Também se reparava na fraca preparação literária dos concorrentes, no seu limitado saber, e na impossibilidade de, em poucos dias, lhes transmitir conhecimentos e aptidões pedagógicas, que se baseavam, essencialmente, sobre o princípio da imitação — faz como eu faço.

Os candidatos provinham de meios em que o interesse cultural não existia. Se todos eles falavam correntemente a língua portuguesa, faziam-no com certo grau de incorrecções; quanto à escrita, tinham dificuldade em redigir e cometiam muitos e grosseiros erros ortográficos. E não havia a hipótese de, como autodidactas, aumentarem a sua cultura, pois não dispunham de livros, revistas ou jornais — quando muito, faziam uso do seu aparelho portátil de radiofonia.

A falta de elementos históricos documentais levou-nos a substituí-los pelas considerações formuladas. Poderiam apresentar-se outras e até mais desenvolvidas, mas a índole do nosso estudo não permite a análise exaustiva dos assuntos, não é essa a finalidade que nos propomos atingir, nem dispomos de condições e conhecimentos para tanto indispensáveis.

Na sua modéstia e humildade, os monitores escolares cumpriram a sua missão. Cumpririam mal, talvez, mas as maiores culpas não lhes pertencem, mas aos responsáveis que nem sempre quiseram ou puderam aproveitar meios e ocasiões.
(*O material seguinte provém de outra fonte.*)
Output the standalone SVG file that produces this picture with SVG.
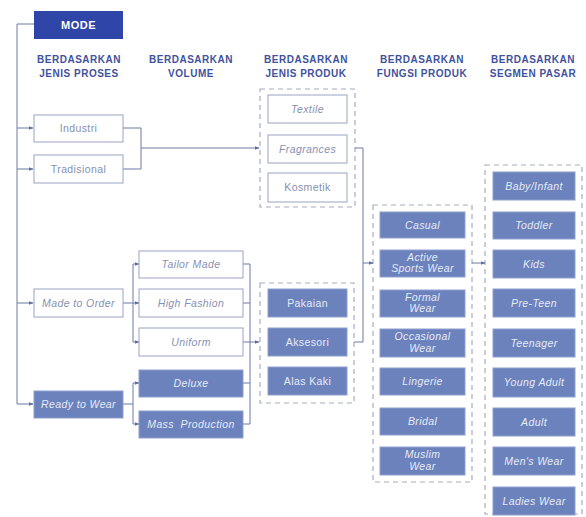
<svg xmlns="http://www.w3.org/2000/svg" width="586" height="517" viewBox="0 0 586 517">
<defs>
<marker id="ar" markerWidth="5" markerHeight="5" refX="4.5" refY="2.5" orient="auto" markerUnits="userSpaceOnUse">
<path d="M0,0.5 L5,2.5 L0,4.5 Z" fill="#5f6f9e"/>
</marker>
<style>
.hd{font-family:"Liberation Sans",Arial,sans-serif;font-weight:bold;font-size:10px;fill:#3f529e;text-anchor:middle;letter-spacing:0.5px}
.wb rect{fill:#ffffff;stroke:#9aa3c4;stroke-width:1}
.wb text{font-family:"Liberation Sans",Arial,sans-serif;font-size:10.5px;fill:#8690b2;text-anchor:middle;letter-spacing:0.4px}
.fb rect{fill:#6c82bd;stroke:#8fa0cf;stroke-width:1}
.fb text{font-family:"Liberation Sans",Arial,sans-serif;font-size:10.5px;fill:#e6ebf6;text-anchor:middle;letter-spacing:0.4px}
.it{font-style:italic}
.grp{fill:none;stroke:#a6acbc;stroke-width:1.2;stroke-dasharray:5,4}
.ln{fill:none;stroke:#6c7aa5;stroke-width:1}
</style>
</defs>
<rect width="586" height="517" fill="#ffffff"/>

<g id="mode">
<rect x="34" y="11" width="89" height="28" fill="#2f45a8"/>
<text x="78.5" y="29" font-family="'Liberation Sans',Arial,sans-serif" font-weight="bold" font-size="11" fill="#ffffff" text-anchor="middle" letter-spacing="0.5">MODE</text>
</g>

<g id="headers">
<text class="hd" x="79" y="63">BERDASARKAN</text><text class="hd" x="79" y="77">JENIS PROSES</text>
<text class="hd" x="191" y="63">BERDASARKAN</text><text class="hd" x="191" y="77">VOLUME</text>
<text class="hd" x="306" y="63">BERDASARKAN</text><text class="hd" x="306" y="77">JENIS PRODUK</text>
<text class="hd" x="422" y="63">BERDASARKAN</text><text class="hd" x="422" y="77">FUNGSI PRODUK</text>
<text class="hd" x="533" y="63">BERDASARKAN</text><text class="hd" x="533" y="77">SEGMEN PASAR</text>
</g>

<g id="groups">
<rect class="grp" x="260" y="89" width="95" height="118"/>
<rect class="grp" x="260" y="283" width="94" height="120"/>
<rect class="grp" x="373" y="205" width="99" height="277"/>
<rect class="grp" x="485" y="165" width="97" height="349"/>
</g>

<g id="connectors">
<path class="ln" d="M34,24 H17 V404"/>
<path class="ln" d="M17,128 H33" marker-end="url(#ar)"/>
<path class="ln" d="M17,169 H33" marker-end="url(#ar)"/>
<path class="ln" d="M17,303 H33" marker-end="url(#ar)"/>
<path class="ln" d="M17,404 H33" marker-end="url(#ar)"/>
<path class="ln" d="M123,128 H141 V169 H123"/>
<path class="ln" d="M141,148 H259" marker-end="url(#ar)"/>
<path class="ln" d="M123,303 H133"/>
<path class="ln" d="M133,264 V342"/>
<path class="ln" d="M133,264 H139" marker-end="url(#ar)"/>
<path class="ln" d="M133,303 H139" marker-end="url(#ar)"/>
<path class="ln" d="M133,342 H139" marker-end="url(#ar)"/>
<path class="ln" d="M123,404 H133 M133,383 V424"/>
<path class="ln" d="M133,383 H139" marker-end="url(#ar)"/>
<path class="ln" d="M133,424 H139" marker-end="url(#ar)"/>
<path class="ln" d="M243,264 H250 M243,303 H250 M243,342 H250 M243,383 H250 M243,424 H250 M250,264 V424"/>
<path class="ln" d="M250,342 H259" marker-end="url(#ar)"/>
<path class="ln" d="M355,148 H363 V342 H354"/>
<path class="ln" d="M363,263 H373" marker-end="url(#ar)"/>
<path class="ln" d="M472,263 H485" marker-end="url(#ar)"/>
</g>

<g id="industri" class="wb"><rect x="34" y="115" width="89" height="27"/><text x="78.5" y="132">Industri</text></g>
<g id="tradisional" class="wb"><rect x="34" y="155" width="89" height="28"/><text x="78.5" y="173">Tradisional</text></g>
<g id="made-to-order" class="wb"><rect x="34" y="289" width="89" height="28"/><text class="it" x="78.5" y="307">Made to Order</text></g>
<g id="ready-to-wear" class="fb"><rect x="34" y="391" width="89" height="27"/><text class="it" x="78.5" y="408">Ready to Wear</text></g>

<g id="tailor-made" class="wb"><rect x="139" y="251" width="104" height="27"/><text class="it" x="191" y="268">Tailor Made</text></g>
<g id="high-fashion" class="wb"><rect x="139" y="289" width="104" height="28"/><text class="it" x="191" y="307">High Fashion</text></g>
<g id="uniform" class="wb"><rect x="139" y="328" width="104" height="28"/><text class="it" x="191" y="346">Uniform</text></g>
<g id="deluxe" class="fb"><rect x="139" y="370" width="104" height="27"/><text class="it" x="191" y="387">Deluxe</text></g>
<g id="mass-production" class="fb"><rect x="139" y="411" width="104" height="27"/><text class="it" x="191" y="428">Mass&#160; Production</text></g>

<g id="textile" class="wb"><rect x="268" y="95" width="79" height="28"/><text class="it" x="307.5" y="113">Textile</text></g>
<g id="fragrances" class="wb"><rect x="268" y="135" width="79" height="28"/><text class="it" x="307.5" y="153">Fragrances</text></g>
<g id="kosmetik" class="wb"><rect x="268" y="173" width="79" height="29"/><text x="307.5" y="191">Kosmetik</text></g>

<g id="pakaian" class="fb"><rect x="268" y="289" width="79" height="28"/><text x="307.5" y="307">Pakaian</text></g>
<g id="aksesori" class="fb"><rect x="268" y="328" width="79" height="28"/><text x="307.5" y="346">Aksesori</text></g>
<g id="alas-kaki" class="fb"><rect x="268" y="367" width="79" height="28"/><text x="307.5" y="385">Alas Kaki</text></g>

<g id="casual" class="fb"><rect x="380" y="212" width="85" height="26"/><text class="it" x="422.5" y="229">Casual</text></g>
<g id="active-sports-wear" class="fb"><rect x="380" y="250" width="85" height="27"/><text class="it" x="422.5" y="261">Active</text><text class="it" x="422.5" y="272">Sports Wear</text></g>
<g id="formal-wear" class="fb"><rect x="380" y="290" width="85" height="27"/><text class="it" x="422.5" y="301">Formal</text><text class="it" x="422.5" y="312">Wear</text></g>
<g id="occasional-wear" class="fb"><rect x="380" y="329" width="85" height="28"/><text class="it" x="422.5" y="340">Occasional</text><text class="it" x="422.5" y="352">Wear</text></g>
<g id="lingerie" class="fb"><rect x="380" y="368" width="85" height="27"/><text class="it" x="422.5" y="385">Lingerie</text></g>
<g id="bridal" class="fb"><rect x="380" y="408" width="85" height="27"/><text class="it" x="422.5" y="425">Bridal</text></g>
<g id="muslim-wear" class="fb"><rect x="380" y="447" width="85" height="28"/><text class="it" x="422.5" y="458">Muslim</text><text class="it" x="422.5" y="470">Wear</text></g>

<g id="baby-infant" class="fb"><rect x="493" y="172" width="82" height="28"/><text class="it" x="534" y="190">Baby/Infant</text></g>
<g id="toddler" class="fb"><rect x="493" y="212" width="82" height="27"/><text class="it" x="534" y="229">Toddler</text></g>
<g id="kids" class="fb"><rect x="493" y="250" width="82" height="28"/><text class="it" x="534" y="268">Kids</text></g>
<g id="pre-teen" class="fb"><rect x="493" y="289" width="82" height="28"/><text class="it" x="534" y="307">Pre-Teen</text></g>
<g id="teenager" class="fb"><rect x="493" y="329" width="82" height="28"/><text class="it" x="534" y="347">Teenager</text></g>
<g id="young-adult" class="fb"><rect x="493" y="368" width="82" height="29"/><text class="it" x="534" y="386">Young Adult</text></g>
<g id="adult" class="fb"><rect x="493" y="408" width="82" height="28"/><text class="it" x="534" y="426">Adult</text></g>
<g id="mens-wear" class="fb"><rect x="493" y="447" width="82" height="28"/><text class="it" x="534" y="465">Men's Wear</text></g>
<g id="ladies-wear" class="fb"><rect x="493" y="487" width="82" height="28"/><text class="it" x="534" y="505">Ladies Wear</text></g>
</svg>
Registamos as deficiências deste importante sector, mas não esqueçamos o que ainda realizaram. Tendo em consideração as condições em que actuavam, pode dizer-se que fizeram bastante. Encontramos numerosos atenuantes que explicam e até justificam as falhas encontradas. A grande deficiência dos monitores escolares residia na sua limitada e defeituosa, embora involuntária, preparação cultural.